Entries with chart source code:
►
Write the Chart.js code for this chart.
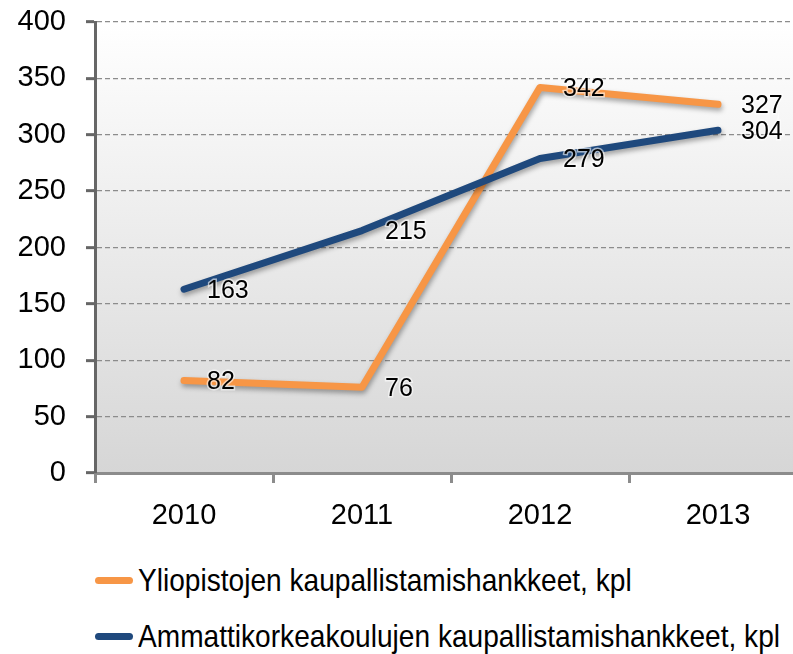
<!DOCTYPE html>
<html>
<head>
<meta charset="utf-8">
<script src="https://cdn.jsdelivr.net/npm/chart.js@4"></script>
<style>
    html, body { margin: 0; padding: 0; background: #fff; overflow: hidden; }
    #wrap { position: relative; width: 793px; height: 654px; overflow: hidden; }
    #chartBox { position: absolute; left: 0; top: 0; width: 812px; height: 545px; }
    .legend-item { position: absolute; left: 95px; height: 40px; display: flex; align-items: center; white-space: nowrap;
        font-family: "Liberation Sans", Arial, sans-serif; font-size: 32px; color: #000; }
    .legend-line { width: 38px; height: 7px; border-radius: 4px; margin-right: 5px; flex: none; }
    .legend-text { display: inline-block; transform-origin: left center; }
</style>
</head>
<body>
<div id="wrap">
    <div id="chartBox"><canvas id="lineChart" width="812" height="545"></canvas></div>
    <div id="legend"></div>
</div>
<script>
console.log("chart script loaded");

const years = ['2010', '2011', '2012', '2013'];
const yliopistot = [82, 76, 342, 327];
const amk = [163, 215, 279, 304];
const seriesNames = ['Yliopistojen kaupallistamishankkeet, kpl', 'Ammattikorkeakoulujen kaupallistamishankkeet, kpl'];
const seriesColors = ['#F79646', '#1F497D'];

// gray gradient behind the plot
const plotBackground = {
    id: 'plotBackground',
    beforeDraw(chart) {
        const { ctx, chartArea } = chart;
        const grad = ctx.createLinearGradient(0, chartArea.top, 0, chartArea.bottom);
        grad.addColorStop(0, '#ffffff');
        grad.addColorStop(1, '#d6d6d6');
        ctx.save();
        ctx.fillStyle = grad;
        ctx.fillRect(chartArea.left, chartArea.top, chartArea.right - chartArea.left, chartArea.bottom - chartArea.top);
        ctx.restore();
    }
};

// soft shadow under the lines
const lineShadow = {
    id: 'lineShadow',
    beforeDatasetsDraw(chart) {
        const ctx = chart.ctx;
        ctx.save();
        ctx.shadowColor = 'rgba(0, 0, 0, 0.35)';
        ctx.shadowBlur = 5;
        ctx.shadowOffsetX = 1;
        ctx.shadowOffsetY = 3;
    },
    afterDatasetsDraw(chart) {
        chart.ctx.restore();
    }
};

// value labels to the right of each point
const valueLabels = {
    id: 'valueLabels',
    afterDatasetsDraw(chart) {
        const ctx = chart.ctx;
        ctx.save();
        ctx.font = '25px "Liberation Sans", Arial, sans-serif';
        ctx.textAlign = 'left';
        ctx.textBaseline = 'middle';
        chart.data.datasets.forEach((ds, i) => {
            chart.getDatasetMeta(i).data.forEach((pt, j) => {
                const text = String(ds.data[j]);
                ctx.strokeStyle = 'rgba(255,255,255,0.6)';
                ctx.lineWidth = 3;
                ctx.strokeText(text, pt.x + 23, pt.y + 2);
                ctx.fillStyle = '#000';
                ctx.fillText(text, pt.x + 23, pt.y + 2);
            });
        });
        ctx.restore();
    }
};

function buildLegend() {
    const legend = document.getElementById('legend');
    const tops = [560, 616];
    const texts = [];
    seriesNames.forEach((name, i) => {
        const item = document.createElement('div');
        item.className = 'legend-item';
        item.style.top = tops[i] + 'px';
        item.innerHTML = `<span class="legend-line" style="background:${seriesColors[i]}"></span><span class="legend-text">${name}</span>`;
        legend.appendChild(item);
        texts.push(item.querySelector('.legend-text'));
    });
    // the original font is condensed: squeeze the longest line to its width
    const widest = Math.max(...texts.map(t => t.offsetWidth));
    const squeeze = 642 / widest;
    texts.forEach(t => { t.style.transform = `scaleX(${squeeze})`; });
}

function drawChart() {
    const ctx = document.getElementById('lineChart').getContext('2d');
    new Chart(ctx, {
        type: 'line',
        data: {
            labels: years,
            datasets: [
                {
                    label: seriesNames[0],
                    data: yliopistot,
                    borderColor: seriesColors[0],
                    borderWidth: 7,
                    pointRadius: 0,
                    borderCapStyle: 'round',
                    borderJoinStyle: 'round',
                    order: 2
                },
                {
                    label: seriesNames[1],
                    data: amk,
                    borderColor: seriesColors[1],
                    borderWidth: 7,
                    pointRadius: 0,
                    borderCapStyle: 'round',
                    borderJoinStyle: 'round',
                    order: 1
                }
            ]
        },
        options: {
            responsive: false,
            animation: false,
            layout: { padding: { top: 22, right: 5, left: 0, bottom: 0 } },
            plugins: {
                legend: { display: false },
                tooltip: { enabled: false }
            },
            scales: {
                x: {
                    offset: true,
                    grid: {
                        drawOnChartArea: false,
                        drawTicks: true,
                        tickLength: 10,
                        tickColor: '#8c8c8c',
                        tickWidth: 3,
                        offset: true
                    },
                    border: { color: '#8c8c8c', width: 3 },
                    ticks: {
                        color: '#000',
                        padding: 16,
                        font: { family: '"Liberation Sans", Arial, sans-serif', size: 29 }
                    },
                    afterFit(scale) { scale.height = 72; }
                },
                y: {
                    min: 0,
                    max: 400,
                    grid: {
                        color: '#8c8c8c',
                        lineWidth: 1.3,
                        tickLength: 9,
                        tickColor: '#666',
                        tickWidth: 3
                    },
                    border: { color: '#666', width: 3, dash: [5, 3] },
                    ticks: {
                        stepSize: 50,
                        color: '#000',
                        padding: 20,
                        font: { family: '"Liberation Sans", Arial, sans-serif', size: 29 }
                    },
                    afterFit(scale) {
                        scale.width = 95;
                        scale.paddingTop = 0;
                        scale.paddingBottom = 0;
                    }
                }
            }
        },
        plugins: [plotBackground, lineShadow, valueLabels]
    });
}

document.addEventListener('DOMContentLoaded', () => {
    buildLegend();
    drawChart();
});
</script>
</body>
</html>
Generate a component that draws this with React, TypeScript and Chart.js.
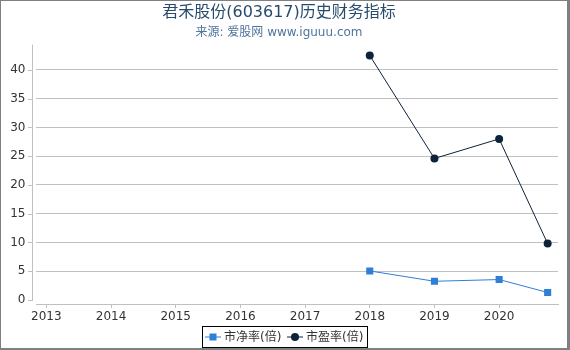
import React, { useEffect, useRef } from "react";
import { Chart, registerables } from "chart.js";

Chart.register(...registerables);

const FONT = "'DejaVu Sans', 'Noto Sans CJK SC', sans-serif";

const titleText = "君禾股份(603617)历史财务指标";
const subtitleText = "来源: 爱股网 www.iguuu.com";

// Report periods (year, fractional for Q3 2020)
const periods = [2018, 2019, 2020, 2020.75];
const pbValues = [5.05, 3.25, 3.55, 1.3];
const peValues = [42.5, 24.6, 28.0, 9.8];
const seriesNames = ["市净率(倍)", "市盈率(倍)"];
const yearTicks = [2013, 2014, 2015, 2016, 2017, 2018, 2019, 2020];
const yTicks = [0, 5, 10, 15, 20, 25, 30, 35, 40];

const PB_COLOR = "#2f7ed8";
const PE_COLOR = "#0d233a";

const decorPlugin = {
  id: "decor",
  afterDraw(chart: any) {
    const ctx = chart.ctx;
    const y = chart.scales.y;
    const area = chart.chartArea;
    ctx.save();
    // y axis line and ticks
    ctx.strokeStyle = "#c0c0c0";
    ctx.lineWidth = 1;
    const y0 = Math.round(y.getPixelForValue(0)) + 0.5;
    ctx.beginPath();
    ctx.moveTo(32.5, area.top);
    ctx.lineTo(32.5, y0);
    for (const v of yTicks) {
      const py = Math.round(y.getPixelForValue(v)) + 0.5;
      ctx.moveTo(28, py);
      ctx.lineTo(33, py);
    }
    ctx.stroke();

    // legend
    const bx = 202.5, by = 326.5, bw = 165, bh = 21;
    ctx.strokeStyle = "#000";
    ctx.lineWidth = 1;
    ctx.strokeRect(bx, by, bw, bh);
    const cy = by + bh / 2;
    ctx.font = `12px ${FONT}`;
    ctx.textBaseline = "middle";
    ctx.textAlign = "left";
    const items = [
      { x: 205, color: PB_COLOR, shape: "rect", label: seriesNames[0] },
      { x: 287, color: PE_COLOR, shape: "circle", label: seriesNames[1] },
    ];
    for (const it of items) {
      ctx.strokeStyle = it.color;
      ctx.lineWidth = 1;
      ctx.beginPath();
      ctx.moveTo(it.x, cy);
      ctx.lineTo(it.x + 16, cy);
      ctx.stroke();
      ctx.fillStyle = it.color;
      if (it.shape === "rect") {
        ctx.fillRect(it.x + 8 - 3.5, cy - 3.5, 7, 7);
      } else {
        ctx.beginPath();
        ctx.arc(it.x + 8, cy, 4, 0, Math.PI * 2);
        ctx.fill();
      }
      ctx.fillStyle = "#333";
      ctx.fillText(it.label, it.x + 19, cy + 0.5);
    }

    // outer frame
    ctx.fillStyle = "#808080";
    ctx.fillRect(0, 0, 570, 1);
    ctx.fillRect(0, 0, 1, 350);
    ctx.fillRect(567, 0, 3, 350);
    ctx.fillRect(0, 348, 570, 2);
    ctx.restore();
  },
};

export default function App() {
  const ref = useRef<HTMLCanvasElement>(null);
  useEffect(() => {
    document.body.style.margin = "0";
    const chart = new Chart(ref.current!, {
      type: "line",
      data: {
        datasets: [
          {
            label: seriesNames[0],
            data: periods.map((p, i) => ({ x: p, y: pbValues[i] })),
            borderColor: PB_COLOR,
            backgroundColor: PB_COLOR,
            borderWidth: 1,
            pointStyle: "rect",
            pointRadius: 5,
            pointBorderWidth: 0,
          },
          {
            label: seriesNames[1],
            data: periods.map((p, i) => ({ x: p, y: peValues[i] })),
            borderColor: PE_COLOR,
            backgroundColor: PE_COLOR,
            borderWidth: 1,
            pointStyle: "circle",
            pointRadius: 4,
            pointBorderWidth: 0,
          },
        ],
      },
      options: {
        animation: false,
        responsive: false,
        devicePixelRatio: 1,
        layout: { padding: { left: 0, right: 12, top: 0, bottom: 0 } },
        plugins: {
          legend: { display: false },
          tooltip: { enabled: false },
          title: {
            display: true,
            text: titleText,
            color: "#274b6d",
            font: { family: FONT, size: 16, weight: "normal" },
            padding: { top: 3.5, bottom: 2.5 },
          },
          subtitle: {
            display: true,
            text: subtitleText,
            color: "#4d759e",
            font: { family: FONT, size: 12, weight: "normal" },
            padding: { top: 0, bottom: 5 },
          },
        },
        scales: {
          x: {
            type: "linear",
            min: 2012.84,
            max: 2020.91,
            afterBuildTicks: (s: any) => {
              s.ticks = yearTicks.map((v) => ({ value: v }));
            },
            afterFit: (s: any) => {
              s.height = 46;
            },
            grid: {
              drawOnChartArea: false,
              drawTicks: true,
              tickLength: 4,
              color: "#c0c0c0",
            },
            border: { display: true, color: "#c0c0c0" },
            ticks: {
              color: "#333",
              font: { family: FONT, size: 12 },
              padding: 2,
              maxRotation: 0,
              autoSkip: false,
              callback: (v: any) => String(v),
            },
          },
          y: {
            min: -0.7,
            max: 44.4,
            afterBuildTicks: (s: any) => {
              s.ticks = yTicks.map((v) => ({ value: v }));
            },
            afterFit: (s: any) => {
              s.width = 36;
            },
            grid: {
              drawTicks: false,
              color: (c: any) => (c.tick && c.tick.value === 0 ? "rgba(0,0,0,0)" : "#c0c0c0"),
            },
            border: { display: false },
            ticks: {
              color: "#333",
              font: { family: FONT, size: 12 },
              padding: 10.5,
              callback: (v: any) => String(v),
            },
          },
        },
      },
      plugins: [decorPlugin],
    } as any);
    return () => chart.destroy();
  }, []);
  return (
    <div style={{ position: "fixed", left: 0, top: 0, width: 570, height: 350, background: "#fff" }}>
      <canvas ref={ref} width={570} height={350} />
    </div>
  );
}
◄
- _Direction_:
Identify each line in the entries with the word "React" and copy it.

- _Task solution_:
Generate a component that draws this with React, TypeScript and Chart.js.
import React, { useEffect, useRef } from "react";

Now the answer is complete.